→ **What this task involves**:
From the first line of the data below, copy each line up to the one containing "const INK = '#2b2728';", and include that line too.

→ **Dataset content**:
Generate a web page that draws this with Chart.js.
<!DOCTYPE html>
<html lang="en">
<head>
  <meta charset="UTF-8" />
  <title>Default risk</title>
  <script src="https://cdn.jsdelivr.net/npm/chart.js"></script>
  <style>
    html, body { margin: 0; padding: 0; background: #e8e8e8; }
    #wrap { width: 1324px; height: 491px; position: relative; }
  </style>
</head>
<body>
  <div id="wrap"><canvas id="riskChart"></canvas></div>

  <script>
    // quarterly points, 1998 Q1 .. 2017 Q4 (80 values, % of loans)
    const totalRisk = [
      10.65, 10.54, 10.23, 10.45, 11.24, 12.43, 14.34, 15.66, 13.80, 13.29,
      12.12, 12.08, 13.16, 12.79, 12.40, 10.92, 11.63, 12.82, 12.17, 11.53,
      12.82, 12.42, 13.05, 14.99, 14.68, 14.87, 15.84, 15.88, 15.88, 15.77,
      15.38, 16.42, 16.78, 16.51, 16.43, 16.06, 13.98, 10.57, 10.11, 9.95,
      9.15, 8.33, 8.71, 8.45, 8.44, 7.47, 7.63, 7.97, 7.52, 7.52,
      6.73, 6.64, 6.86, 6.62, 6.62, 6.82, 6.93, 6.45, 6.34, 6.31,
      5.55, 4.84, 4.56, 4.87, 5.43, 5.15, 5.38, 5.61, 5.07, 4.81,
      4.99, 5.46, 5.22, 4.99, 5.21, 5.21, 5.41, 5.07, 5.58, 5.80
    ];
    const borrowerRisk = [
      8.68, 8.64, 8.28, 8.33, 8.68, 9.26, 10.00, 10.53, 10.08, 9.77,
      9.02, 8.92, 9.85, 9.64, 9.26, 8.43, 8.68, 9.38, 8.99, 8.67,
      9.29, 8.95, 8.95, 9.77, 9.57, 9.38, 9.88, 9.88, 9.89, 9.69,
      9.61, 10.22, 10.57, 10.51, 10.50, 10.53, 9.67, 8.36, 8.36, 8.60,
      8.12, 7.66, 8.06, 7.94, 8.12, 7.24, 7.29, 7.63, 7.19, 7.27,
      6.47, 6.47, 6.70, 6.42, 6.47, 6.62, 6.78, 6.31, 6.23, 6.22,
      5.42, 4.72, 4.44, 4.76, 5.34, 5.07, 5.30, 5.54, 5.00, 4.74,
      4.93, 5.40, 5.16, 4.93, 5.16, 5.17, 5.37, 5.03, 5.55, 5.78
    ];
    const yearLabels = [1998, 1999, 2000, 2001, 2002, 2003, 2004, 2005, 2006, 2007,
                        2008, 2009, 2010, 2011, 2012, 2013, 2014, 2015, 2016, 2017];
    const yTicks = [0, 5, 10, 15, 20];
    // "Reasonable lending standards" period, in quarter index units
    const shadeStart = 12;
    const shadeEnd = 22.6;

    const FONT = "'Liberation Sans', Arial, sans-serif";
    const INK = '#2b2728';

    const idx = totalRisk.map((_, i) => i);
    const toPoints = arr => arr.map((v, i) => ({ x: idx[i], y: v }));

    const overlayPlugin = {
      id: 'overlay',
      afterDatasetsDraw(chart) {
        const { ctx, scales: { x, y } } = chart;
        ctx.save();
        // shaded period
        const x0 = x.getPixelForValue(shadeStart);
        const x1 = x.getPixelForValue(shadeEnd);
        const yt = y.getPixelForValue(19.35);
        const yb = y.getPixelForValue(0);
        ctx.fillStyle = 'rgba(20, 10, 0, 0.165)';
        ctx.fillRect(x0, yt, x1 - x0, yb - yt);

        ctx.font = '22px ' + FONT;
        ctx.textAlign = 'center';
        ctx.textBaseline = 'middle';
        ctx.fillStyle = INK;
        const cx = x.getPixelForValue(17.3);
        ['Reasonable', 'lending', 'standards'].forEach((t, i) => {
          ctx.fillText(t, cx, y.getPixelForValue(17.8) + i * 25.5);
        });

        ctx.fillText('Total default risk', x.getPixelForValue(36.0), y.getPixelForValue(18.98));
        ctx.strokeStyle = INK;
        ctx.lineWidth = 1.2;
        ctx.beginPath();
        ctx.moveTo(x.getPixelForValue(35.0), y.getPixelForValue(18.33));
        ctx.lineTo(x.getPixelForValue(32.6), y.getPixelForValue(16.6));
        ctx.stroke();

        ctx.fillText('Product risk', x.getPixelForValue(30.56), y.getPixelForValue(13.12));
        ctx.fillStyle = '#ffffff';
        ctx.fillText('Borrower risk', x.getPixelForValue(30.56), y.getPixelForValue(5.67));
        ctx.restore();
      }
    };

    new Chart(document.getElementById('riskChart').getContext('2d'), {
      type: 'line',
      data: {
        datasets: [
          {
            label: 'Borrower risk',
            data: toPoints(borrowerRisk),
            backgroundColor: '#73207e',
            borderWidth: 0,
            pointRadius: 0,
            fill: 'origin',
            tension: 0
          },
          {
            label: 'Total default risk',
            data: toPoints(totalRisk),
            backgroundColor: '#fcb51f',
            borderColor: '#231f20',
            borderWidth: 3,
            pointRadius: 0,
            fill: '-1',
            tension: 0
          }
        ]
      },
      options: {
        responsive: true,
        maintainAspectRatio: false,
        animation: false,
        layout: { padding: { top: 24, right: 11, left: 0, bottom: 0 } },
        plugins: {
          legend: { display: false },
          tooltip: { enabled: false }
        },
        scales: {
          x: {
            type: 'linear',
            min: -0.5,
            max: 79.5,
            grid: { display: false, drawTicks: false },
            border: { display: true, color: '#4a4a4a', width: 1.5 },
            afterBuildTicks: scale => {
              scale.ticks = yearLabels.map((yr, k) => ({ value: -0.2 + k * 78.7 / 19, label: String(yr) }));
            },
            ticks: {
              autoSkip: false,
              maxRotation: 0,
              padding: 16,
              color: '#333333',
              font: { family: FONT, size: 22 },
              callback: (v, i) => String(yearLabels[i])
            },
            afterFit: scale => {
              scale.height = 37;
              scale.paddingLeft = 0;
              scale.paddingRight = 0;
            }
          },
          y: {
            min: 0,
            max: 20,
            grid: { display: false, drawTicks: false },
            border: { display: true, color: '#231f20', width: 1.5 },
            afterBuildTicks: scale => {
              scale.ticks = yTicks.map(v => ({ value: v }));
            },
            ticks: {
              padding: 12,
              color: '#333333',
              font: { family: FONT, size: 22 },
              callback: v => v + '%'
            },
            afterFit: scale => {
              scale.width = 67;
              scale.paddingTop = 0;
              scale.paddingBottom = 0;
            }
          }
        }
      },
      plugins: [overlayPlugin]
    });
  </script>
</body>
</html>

→ **Written response**:
Generate a web page that draws this with Chart.js.
<!DOCTYPE html>
<html lang="en">
<head>
  <meta charset="UTF-8" />
  <title>Default risk</title>
  <script src="https://cdn.jsdelivr.net/npm/chart.js"></script>
  <style>
    html, body { margin: 0; padding: 0; background: #e8e8e8; }
    #wrap { width: 1324px; height: 491px; position: relative; }
  </style>
</head>
<body>
  <div id="wrap"><canvas id="riskChart"></canvas></div>

  <script>
    // quarterly points, 1998 Q1 .. 2017 Q4 (80 values, % of loans)
    const totalRisk = [
      10.65, 10.54, 10.23, 10.45, 11.24, 12.43, 14.34, 15.66, 13.80, 13.29,
      12.12, 12.08, 13.16, 12.79, 12.40, 10.92, 11.63, 12.82, 12.17, 11.53,
      12.82, 12.42, 13.05, 14.99, 14.68, 14.87, 15.84, 15.88, 15.88, 15.77,
      15.38, 16.42, 16.78, 16.51, 16.43, 16.06, 13.98, 10.57, 10.11, 9.95,
      9.15, 8.33, 8.71, 8.45, 8.44, 7.47, 7.63, 7.97, 7.52, 7.52,
      6.73, 6.64, 6.86, 6.62, 6.62, 6.82, 6.93, 6.45, 6.34, 6.31,
      5.55, 4.84, 4.56, 4.87, 5.43, 5.15, 5.38, 5.61, 5.07, 4.81,
      4.99, 5.46, 5.22, 4.99, 5.21, 5.21, 5.41, 5.07, 5.58, 5.80
    ];
    const borrowerRisk = [
      8.68, 8.64, 8.28, 8.33, 8.68, 9.26, 10.00, 10.53, 10.08, 9.77,
      9.02, 8.92, 9.85, 9.64, 9.26, 8.43, 8.68, 9.38, 8.99, 8.67,
      9.29, 8.95, 8.95, 9.77, 9.57, 9.38, 9.88, 9.88, 9.89, 9.69,
      9.61, 10.22, 10.57, 10.51, 10.50, 10.53, 9.67, 8.36, 8.36, 8.60,
      8.12, 7.66, 8.06, 7.94, 8.12, 7.24, 7.29, 7.63, 7.19, 7.27,
      6.47, 6.47, 6.70, 6.42, 6.47, 6.62, 6.78, 6.31, 6.23, 6.22,
      5.42, 4.72, 4.44, 4.76, 5.34, 5.07, 5.30, 5.54, 5.00, 4.74,
      4.93, 5.40, 5.16, 4.93, 5.16, 5.17, 5.37, 5.03, 5.55, 5.78
    ];
    const yearLabels = [1998, 1999, 2000, 2001, 2002, 2003, 2004, 2005, 2006, 2007,
                        2008, 2009, 2010, 2011, 2012, 2013, 2014, 2015, 2016, 2017];
    const yTicks = [0, 5, 10, 15, 20];
    // "Reasonable lending standards" period, in quarter index units
    const shadeStart = 12;
    const shadeEnd = 22.6;

    const FONT = "'Liberation Sans', Arial, sans-serif";
    const INK = '#2b2728';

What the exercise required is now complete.